Monday, September 01, 2008

Tidy desks vacant minds?















Albert Einstein apparently maintained his desk in stupendous disarray. When it was suggested to him that a cluttered desk equates to a cluttered mind he replied,'And what does a tidy desk signify?'

I was returning from doing some work in one of our major cities when I ran across a principal I used to know in earlier years. He had just returned form the annual New Zealand Principal's Conference. I asked him what did he pick up from it all. He went on to talk about tidying his desk, passing more executive work onto his secretary and getting into the classrooms more. When he saw the look of amazement on my face he changed the subject.

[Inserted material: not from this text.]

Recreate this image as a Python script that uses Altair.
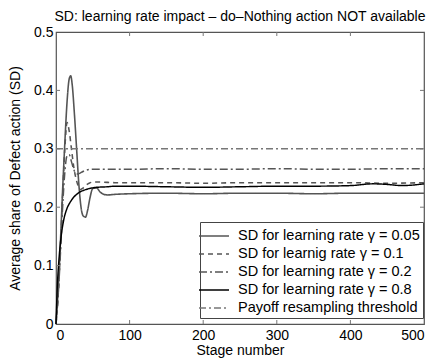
import altair as alt
import pandas as pd

series_names = [
    "SD for learning rate γ = 0.05",
    "SD for learnig rate γ = 0.1",
    "SD for learning rate γ = 0.2",
    "SD for learning rate γ = 0.8",
    "Payoff resampling threshold",
]

s05_x = [0, 3, 6, 9, 12, 15, 18, 20, 22, 25, 28, 31, 34, 37, 40, 43, 46, 50, 55, 60, 65, 70, 80, 100, 150, 200, 250, 300, 350, 400, 450, 500]
s05_y = [0, 0.06, 0.14, 0.23, 0.31, 0.38, 0.42, 0.425, 0.41, 0.36, 0.30, 0.24, 0.20, 0.185, 0.183, 0.195, 0.215, 0.232, 0.233, 0.226, 0.222, 0.221, 0.222, 0.223, 0.224, 0.223, 0.224, 0.224, 0.223, 0.224, 0.224, 0.224]

s01_x = [0, 3, 6, 9, 12, 15, 18, 21, 24, 27, 30, 33, 36, 40, 45, 50, 60, 80, 100, 150, 200, 250, 300, 350, 400, 450, 500]
s01_y = [0, 0.05, 0.13, 0.22, 0.30, 0.345, 0.33, 0.30, 0.27, 0.25, 0.237, 0.23, 0.232, 0.237, 0.241, 0.243, 0.243, 0.242, 0.242, 0.242, 0.241, 0.242, 0.242, 0.242, 0.242, 0.241, 0.242]

s02_x = [0, 3, 6, 9, 12, 15, 18, 21, 24, 27, 30, 35, 40, 50, 60, 80, 100, 150, 200, 250, 300, 350, 400, 450, 500]
s02_y = [0, 0.05, 0.12, 0.20, 0.26, 0.288, 0.29, 0.278, 0.265, 0.258, 0.257, 0.26, 0.263, 0.265, 0.265, 0.265, 0.265, 0.266, 0.265, 0.265, 0.266, 0.265, 0.265, 0.266, 0.266]

s08_x = [0, 2, 4, 7, 10, 15, 20, 30, 40, 55, 70, 80, 100, 150, 200, 250, 300, 350, 400, 430, 450, 470, 500]
s08_y = [0, 0.07, 0.11, 0.15, 0.175, 0.198, 0.21, 0.224, 0.23, 0.234, 0.235, 0.236, 0.236, 0.235, 0.234, 0.235, 0.236, 0.236, 0.237, 0.24, 0.239, 0.237, 0.24]

thr_x = [0, 500]
thr_y = [0.3, 0.3]

x_ticks = [100, 200, 300, 400]
y_ticks = [0.1, 0.2, 0.3, 0.4]

rows = []
for name, xs, ys in zip(series_names,
                        [s05_x, s01_x, s02_x, s08_x, thr_x],
                        [s05_y, s01_y, s02_y, s08_y, thr_y]):
    for i, (a, b) in enumerate(zip(xs, ys)):
        rows.append({"series": name, "stage": a, "share": b, "order": i})
df = pd.DataFrame(rows)

FONT = "Liberation Sans"
W, H = 368, 292

x_scale = alt.Scale(domain=[0, 500], nice=False)
y_scale = alt.Scale(domain=[0, 0.5], nice=False)

lines = alt.Chart(df).mark_line(interpolate="monotone").encode(
    x=alt.X("stage:Q", scale=x_scale,
            axis=alt.Axis(title="Stage number", values=[0, 100, 200, 300, 400, 500],
                          tickSize=0, labelPadding=4, titlePadding=1, domain=False,
                          grid=False, format="d")),
    y=alt.Y("share:Q", scale=y_scale,
            axis=alt.Axis(title="Average share of Defect action (SD)",
                          values=[0, 0.1, 0.2, 0.3, 0.4, 0.5], tickSize=0, format="~g",
                          labelPadding=3, titlePadding=11, domain=False, grid=False)),
    color=alt.Color("series:N", scale=alt.Scale(domain=series_names,
                    range=["#555555", "#555555", "#555555", "#000000", "#777777"]),
                    legend=alt.Legend(title=None, orient="none", legendX=144, legendY=190,
                                      symbolType="M-1.5,0H1.5", symbolSize=400,
                                      symbolFillColor="transparent",
                                      labelFontSize=14.5, labelFont=FONT, labelColor="#000",
                                      labelLimit=400, rowPadding=0, padding=3,
                                      strokeColor="#444", fillColor="white",
                                      labelOffset=13)),
    strokeDash=alt.StrokeDash("series:N", scale=alt.Scale(domain=series_names,
                    range=[[1, 0], [5, 4], [8, 3, 2, 3], [1, 0], [7, 3, 2, 3]]),
                    legend=alt.Legend(title=None)),
    strokeWidth=alt.StrokeWidth("series:N", scale=alt.Scale(domain=series_names,
                    range=[1.6, 1.4, 1.4, 2.4, 1.2]),
                    legend=alt.Legend(title=None)),
    order="order:Q",
)

tick_df_x = pd.DataFrame({"stage": x_ticks})
tick_df_y = pd.DataFrame({"share": y_ticks})
tick_color = "#777777"
xt_bottom = alt.Chart(tick_df_x).mark_rule(color=tick_color, strokeWidth=1).encode(
    x=alt.X("stage:Q", scale=x_scale), y=alt.value(H), y2=alt.value(H - 4))
xt_top = alt.Chart(tick_df_x).mark_rule(color=tick_color, strokeWidth=1).encode(
    x=alt.X("stage:Q", scale=x_scale), y=alt.value(0), y2=alt.value(4))
yt_left = alt.Chart(tick_df_y).mark_rule(color=tick_color, strokeWidth=1).encode(
    y=alt.Y("share:Q", scale=y_scale), x=alt.value(0), x2=alt.value(4))
yt_right = alt.Chart(tick_df_y).mark_rule(color=tick_color, strokeWidth=1).encode(
    y=alt.Y("share:Q", scale=y_scale), x=alt.value(W), x2=alt.value(W - 4))

chart = alt.layer(lines, xt_bottom, xt_top, yt_left, yt_right).properties(
    width=W, height=H,
    title=alt.Title("SD: learning rate impact – do–Nothing action NOT available",
                    fontSize=14, font=FONT, fontWeight="normal", color="#000",
                    anchor="middle", offset=1),
    autosize=alt.AutoSizeParams(type="none"),
    padding={"left": 48, "top": 24, "right": 8, "bottom": 36},
).configure_axis(
    labelFont=FONT, labelFontSize=14, labelColor="#000",
    titleFont=FONT, titleFontSize=14, titleFontWeight="normal", titleColor="#000",
).configure_view(stroke="#555555", strokeWidth=1.2)

chart.save("out.html", embed_options={"renderer": "svg", "actions": False})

Back home I asked the same question of another principal friend of mine and he went on to say similar things and how it had changed his life as a principal. I couldn't resist pulling his leg and I hurt his feelings. Didn't he already know this? I thought it was common sense? But it seem all over New Zealand principals are now Malachi Pancoast converts.

I had to search 'google' to find out Pancoast's hardly new 'powerful' message. It seems principals worldwide have become locked in their offices managing, or complying, obsessively to everything that goes on in their school with no time left to focus on what Steven Covey many years ago called, 'the main thing'. Covey wrote about the unimportant but urgent taking up time that ought to be spent on the important but not urgent; focusing on learning and teaching rather than fighting fires.

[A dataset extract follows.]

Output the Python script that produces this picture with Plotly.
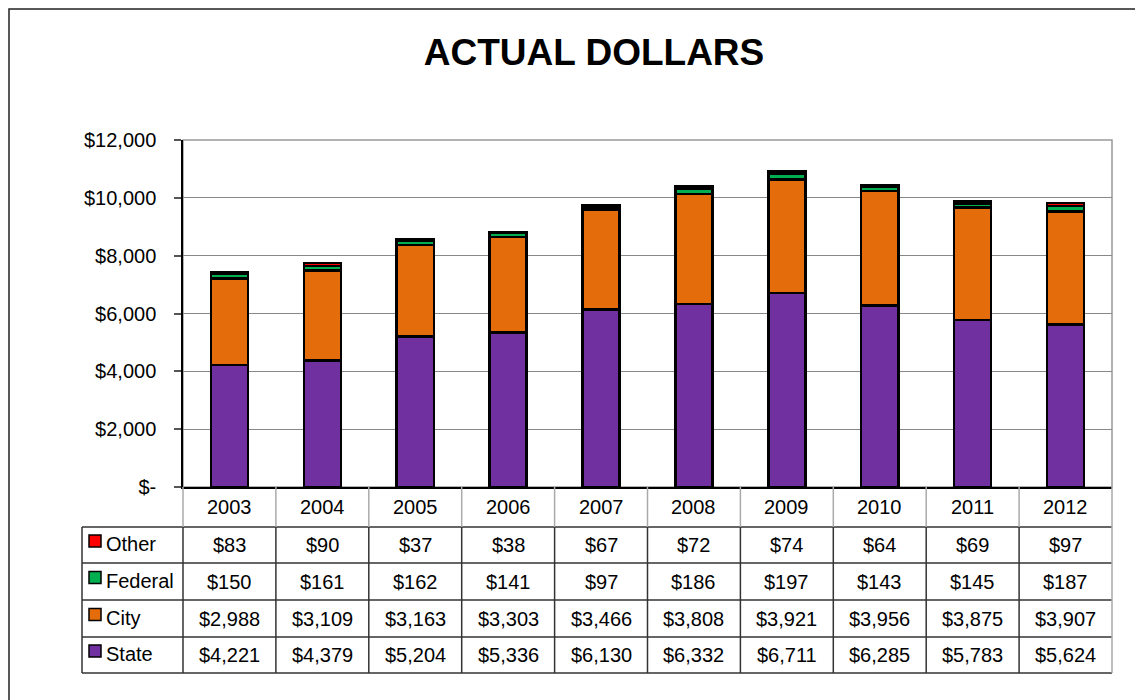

A few years ago a fellow principal asked me how many hours I spent on the job ( this was following a graph showing some principals working every hour God gave them!) and I said I was at the bottom of the graph. He admitted so was he and we both wondered what were the others actually doing? We, of course, agreed we were both effective pricipals!

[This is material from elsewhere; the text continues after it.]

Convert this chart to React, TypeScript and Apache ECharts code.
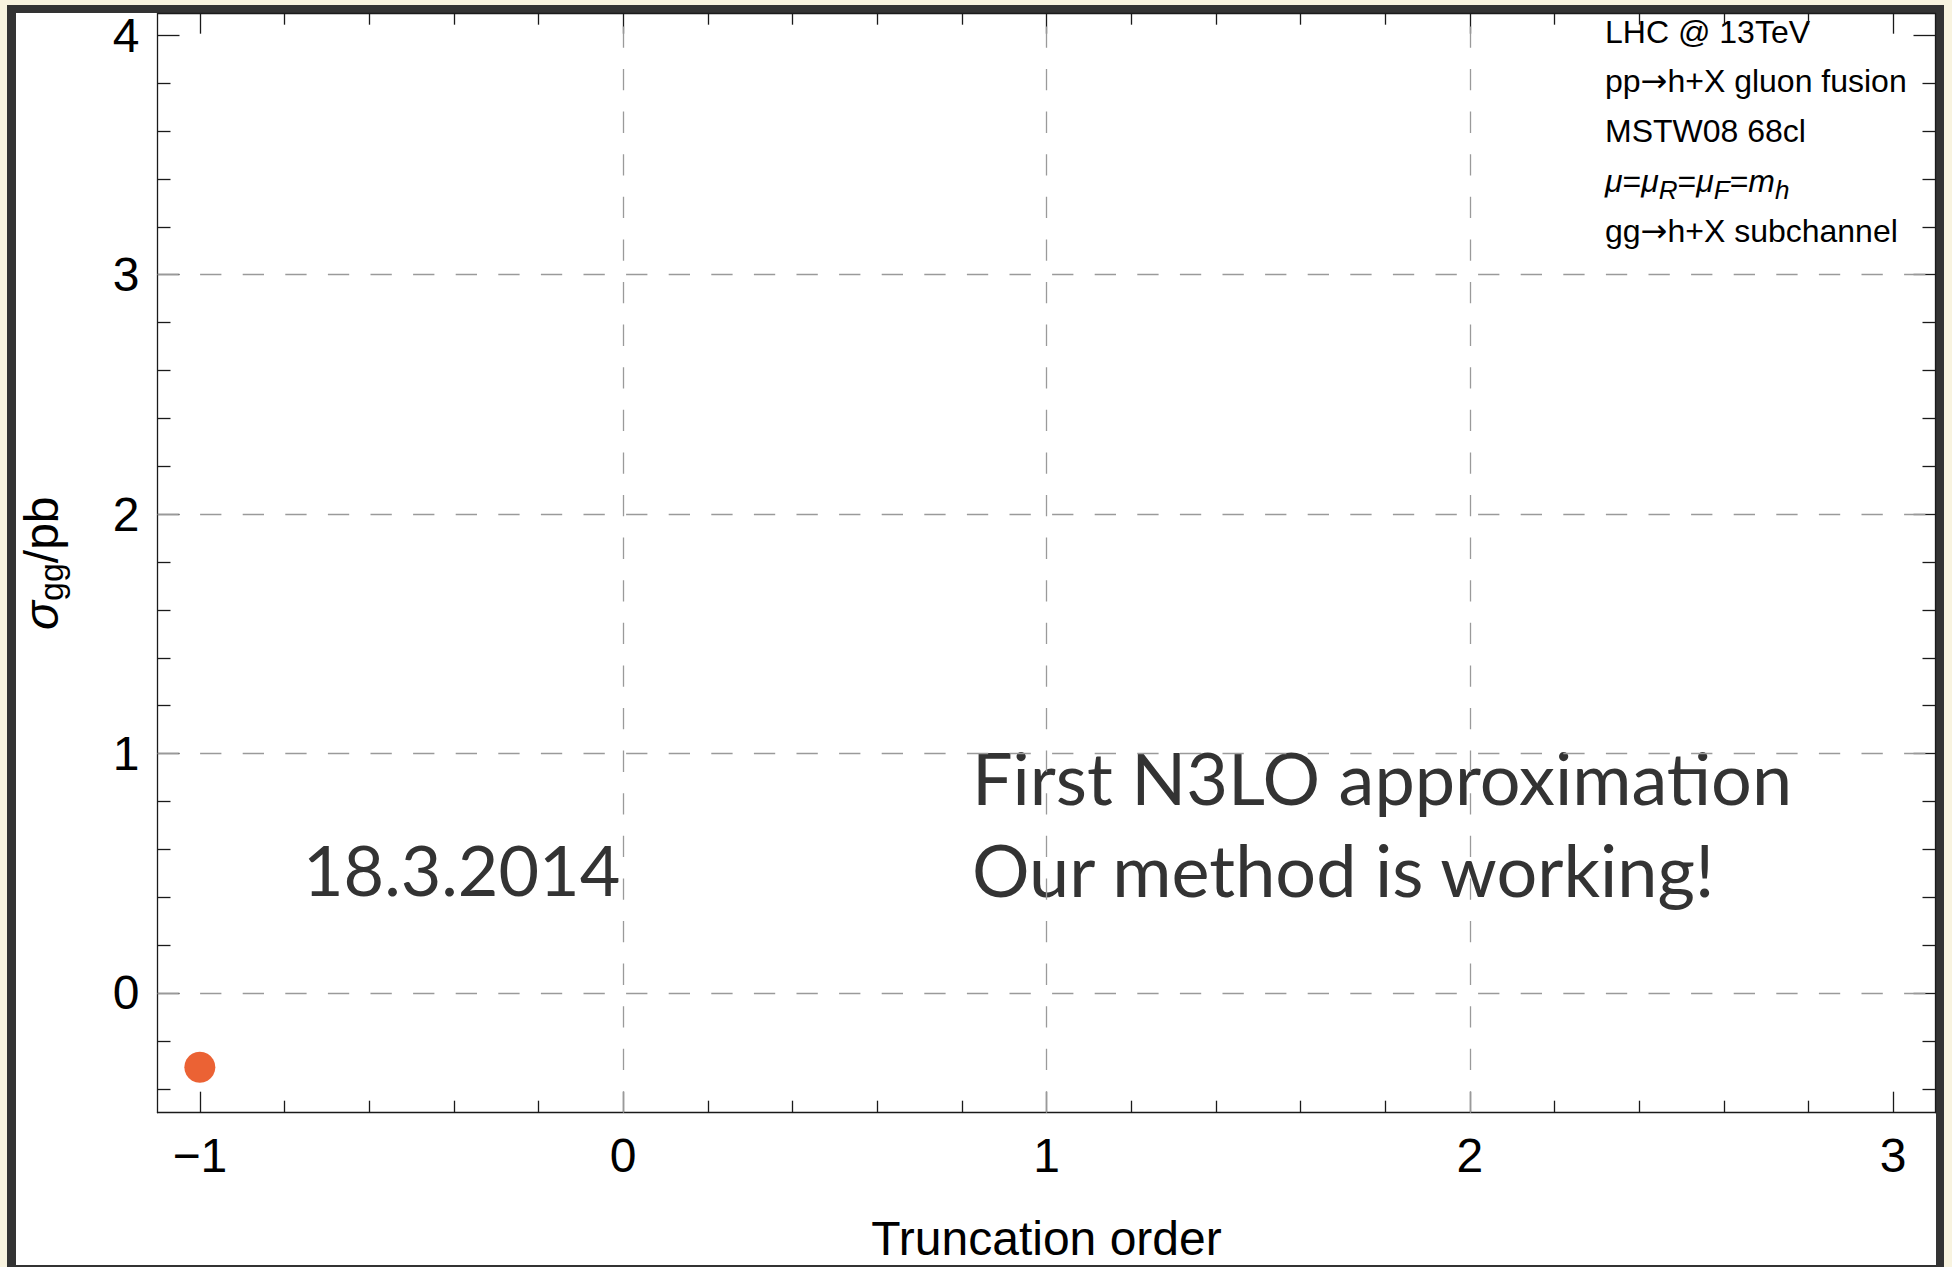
import React, { useEffect, useRef } from 'react';
import * as echarts from 'echarts';

// ---- data ----
const xRange = [-1.1, 3.1];
const yRange = [-0.5, 4.09];
const xMajorTicks = [-1, 0, 1, 2, 3];
const xMinorTicks = [-0.8, -0.6, -0.4, -0.2, 0.2, 0.4, 0.6, 0.8, 1.2, 1.4, 1.6, 1.8, 2.2, 2.4, 2.6, 2.8];
const yMajorTicks = [0, 1, 2, 3, 4];
const yMinorTicks = [-0.4, -0.2, 0.2, 0.4, 0.6, 0.8, 1.2, 1.4, 1.6, 1.8, 2.2, 2.4, 2.6, 2.8, 3.2, 3.4, 3.6, 3.8];
const xGridLines = [0, 1, 2];
const yGridLines = [0, 1, 2, 3];
const truncationOrders = [-1];
const sigmaGG = [-0.31];
const infoLines = [
  'LHC @ 13TeV',
  'pp{a|→}h+X gluon fusion',
  'MSTW08 68cl',
  '{i|μ}={i|μ}{s|R}={i|μ}{s|F}={i|m}{s|h}',
  'gg{a|→}h+X subchannel',
];
const dateText = '18.3.2014';
const messageLines = ['First N3LO approximation', 'Our method is working!'];
const xAxisTitle = 'Truncation order';
const yAxisTitle = '{s|σ}{sub|gg}{n|/pb}';

const axisFont = "'Liberation Sans', Arial, Helvetica, sans-serif";
const lineColor = '#1a1a1a';
const fmt = (v: number) => (v < 0 ? '\u2212' + String(-v) : String(v));

function mkX(position: string, ticks: number[], len: number, primary: boolean, labels: boolean, extra: any = {}) {
  return {
    type: 'value',
    gridIndex: 0,
    position,
    min: xRange[0],
    max: xRange[1],
    axisLine: { show: primary, onZero: false, lineStyle: { color: lineColor, width: 1.3 } },
    axisTick: { show: true, inside: true, length: len, customValues: ticks, lineStyle: { color: lineColor, width: 1.3 } },
    axisLabel: labels
      ? { show: true, customValues: ticks, formatter: fmt, fontSize: 48, color: '#000', fontFamily: axisFont, margin: 19 }
      : { show: false },
    splitLine: { show: false },
    ...extra,
  };
}
function mkY(position: string, ticks: number[], len: number, primary: boolean, labels: boolean, extra: any = {}) {
  return {
    type: 'value',
    gridIndex: 0,
    position,
    min: yRange[0],
    max: yRange[1],
    axisLine: { show: primary, onZero: false, lineStyle: { color: lineColor, width: 1.3 } },
    axisTick: { show: true, inside: true, length: len, customValues: ticks, lineStyle: { color: lineColor, width: 1.3 } },
    axisLabel: labels
      ? { show: true, customValues: ticks, formatter: fmt, fontSize: 48, color: '#000', fontFamily: axisFont, margin: 18 }
      : { show: false },
    splitLine: { show: false },
    ...extra,
  };
}

export default function App() {
  const ref = useRef<HTMLDivElement>(null);
  useEffect(() => {
    if (!ref.current) return;
    const chart = echarts.init(ref.current, null, { renderer: 'svg' });
    const infoY = [32, 81, 131, 181, 231];
    const msgY = [777, 869];
    chart.setOption({
      animation: false,
      grid: { left: 157.5, right: 16.5, top: 13.7, bottom: 154.3, containLabel: false, outerBoundsMode: 'none' },
      xAxis: [
        mkX('bottom', xMajorTicks, 21, true, true, {
          name: xAxisTitle,
          nameLocation: 'middle',
          nameGap: 106,
          nameTextStyle: { fontSize: 48, lineHeight: 40, color: '#000', fontFamily: axisFont },
        }),
        mkX('bottom', xMinorTicks, 12, false, false),
        mkX('top', xMajorTicks, 20, true, false),
        mkX('top', xMinorTicks, 11, false, false),
      ],
      yAxis: [
        mkY('left', yMajorTicks, 22, true, true, {
          name: yAxisTitle,
          nameLocation: 'middle',
          nameGap: 90,
          nameRotate: 90,
          nameTextStyle: {
            color: '#000',
            fontFamily: axisFont,
            rich: {
              s: { fontSize: 48, fontStyle: 'italic', fontFamily: axisFont, color: '#000' },
              sub: { fontSize: 34, fontFamily: axisFont, color: '#000', padding: [18, 0, 0, 0] },
              n: { fontSize: 48, fontFamily: axisFont, color: '#000' },
            },
          },
        }),
        mkY('left', yMinorTicks, 13, false, false),
        mkY('right', yMajorTicks, 22, true, false),
        mkY('right', yMinorTicks, 13, false, false),
      ],
      series: [
        {
          type: 'scatter',
          xAxisIndex: 0,
          yAxisIndex: 0,
          data: truncationOrders.map((x, i) => [x, sigmaGG[i]]),
          symbol: 'circle',
          symbolSize: 31,
          itemStyle: { color: '#EB6234', opacity: 1 },
          z: 5,
          markLine: {
            silent: true,
            symbol: ['none', 'none'],
            label: { show: false },
            lineStyle: { color: '#9a9a9a', width: 1.3, type: [21.3, 21.3] },
            emphasis: { disabled: true },
            data: [
              ...xGridLines.map((v) => ({ xAxis: v })),
              ...yGridLines.map((v) => ({ yAxis: v })),
            ],
          },
        },
      ],
      graphic: [
        ...infoLines.map((t, i) => ({
          type: 'text',
          x: 1605,
          y: infoY[i],
          silent: true,
          style: {
            text: t,
            fontSize: 32,
            fontFamily: axisFont,
            fill: '#000',
            align: 'left',
            verticalAlign: 'middle',
            rich: {
              a: { fontSize: 32, fontFamily: "'DejaVu Sans', sans-serif", fill: '#000' },
              i: { fontSize: 32, fontStyle: 'italic', fontFamily: axisFont, fill: '#000' },
              s: { fontSize: 26, fontStyle: 'italic', fontFamily: axisFont, fill: '#000', padding: [18, 0, 0, 0] },
            },
          },
        })),
        {
          type: 'text',
          x: 303,
          y: 869,
          silent: true,
          style: { text: dateText, fontSize: 70, fontFamily: 'Lato', fill: '#333', align: 'left', verticalAlign: 'middle' },
        },
        ...messageLines.map((t, i) => ({
          type: 'text',
          x: 972,
          y: msgY[i],
          silent: true,
          style: { text: t, fontSize: 72, fontFamily: 'Lato', fill: '#333', align: 'left', verticalAlign: 'middle' },
        })),
      ],
    });
    return () => chart.dispose();
  }, []);

  return (
    <div style={{ position: 'fixed', left: 0, top: 0, width: 1952, height: 1267, background: '#F8F3DF', overflow: 'hidden' }}>
      <div style={{ position: 'absolute', left: 7, top: 5, width: 1937, height: 1270, background: '#333' }} />
      <div style={{ position: 'absolute', left: 16, top: 13.3, width: 1919.5, height: 1251.7, background: '#fff' }} />
      <div ref={ref} style={{ position: 'absolute', left: 0, top: 0, width: 1952, height: 1267 }} />
    </div>
  );
}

Back to Pancoast 'enlightening' advice. It was all about reducing principals workloads; to work less but to be more effective. He told the principals that that they had absorbed the secretaries job as well as their own; that they needed to be out in the classrooms as a learning coach for their teachers.

Then came the big stuff.He advised principals to clean out their offices of anything personal and reeducate the secretary to take over work that they had been doing. Get her to handle all mail and paper work, get her to decide who gets to see you, meet with her daily to sort out actions for her to complete.

This was followed up principals re assigning two days to classroom coaching and support, three days in the office and and no work to go home in the evenings or weekends.

This is one book I could have written. Not the neat and sterile office stuff but leaving as much to other as possible so as to focus on being in classrooms. This is how I used to work and was also the case for other creative principals who believed it was all about teaching and learning - not endless clear folders. I was just discussing yesterday with my old secretary how we worked. She thanked me for empowering her.

I take up defence though for messy offices and thinking. Messy is just more effective than neat and tidy when it comes to creativity. Obsession with order is becoming a malady in modern management. Compulsive tidiness has its downsides and although it might suit the left brained 'control freaks' it is counter productive for right brained individuals who thrive in a mess that makes sense to them. Ironically when people tidy up things you often hear them say,'Since I have tidied up I can't find a thing!'

I can't see Pencoast's ideas being much use at a creative environment such as Google Headquarters which is anything but sterile and impersonal. There creative disorder is the name of the game to powerful effect. Google has a lot of 'play' in their system. The talented and trusted individuals who work there are given 20% of their time for their own pursuits. For all this Googles over all aim is the fierce pursuit of creativity, excellence and innovation; the results are anything but a mess.

So my advice is for principals, by all means return your focus to where it always should have been - teaching and learning but don't lose your creative soul in the process.

Remember a pinch of mess is an important ingredient in the creative process. As Einstein is claimed to have said , 'an empty office may only be the sign of an empty mind'.